The second step and one that is key to triumphing over any matter is to realize that the battle is fought and won in the mind. Those who think and believe they are winners and achievers usually are. Those who consider themselves weak, inadequate, or incompetent will begin to feel that they are those detrimental attributes and will consequently behave in ways that sabotage or obstruct their success. Which, of course, will only reinforce their initial negative assessments, perpetuate the problems and expand the damaging cycle.
Adjust your thinking:
- Believe you are a capable and innovative person who will not be victimized by your circumstances.

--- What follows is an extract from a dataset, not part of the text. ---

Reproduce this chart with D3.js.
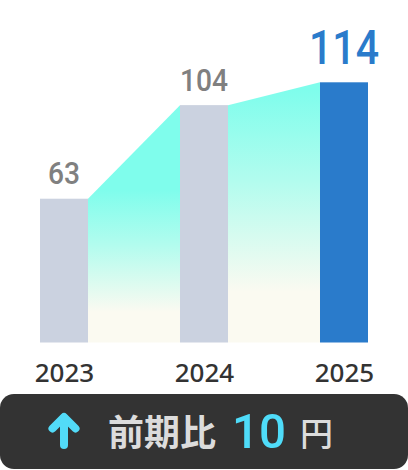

- Make a list of experiences you’ve had that were seemingly impossible at the time of their occurrence and outline how those issues have been resolved. It will help illustrate that even monumental problems usually do have solutions.
- Make a list of your positive qualities and skills – realize that you have value and worth.
- Make a list of ten things you are grateful for this very moment. Try to develop a habit of cultivating a grateful heart every day – it’s the most effective mood booster available.
- Imagine what you consider to be the ideal outcome to your situation and outline what must happen to bring about that result.
- Sabotage yourself with negative thoughts like “I can’t do this” or “I don’t deserve that.”
- Do not submit to the temptation of staying in the “I’m a victim of my circumstances” mentality.
- Wallow in self-pity – that will only extend your melancholy.
- Blame others – that simply breeds negative feelings and unforgiveness, which will prove to be more emotionally painful in the long run
- Tell yourself you are doomed or a magnet for bad luck. Because if you think this way that’s exactly what you’ll have to look forward to.
- Call or meet a good friend who you know will help boost your spirits (be sure that person is not negative or pessimistic by nature).
- Read an inspiring book or listen to an uplifting audiobook.
- Make a list of ways you’ve successfully managed stress before and implement one of those actions, such as going for a run, painting, journaling, listening to your favorite music. These endeavors might not directly solve your issue at hand but they’ll provide some mental therapy so you can have a more clear perspective about your future course of action.
Actions to Avoid
- Stay away from people who are gloomy or defeatists.
- Don’t succumb to destructive behavior: overconsumption of alcohol, drugs, or other substances do not contribute to solutions
- Don’t retaliate. The temptation to want to punish or cause another to suffer or have to “pay for what they’ve done” can only exacerbate the difficulty.
- Avoid the comparison trap. There may be others who seemingly have more but consider how many people are not as fortunate as you are.
We can’t go through life on a constant high – that’s just not reality. But we can believe positively and constructively and make choices to improve our lives, and that’s a behavior no one else can do for us. Learning to effectively manage our thoughts and beliefs will lead to more productive feelings which will consequently improve our physical reality.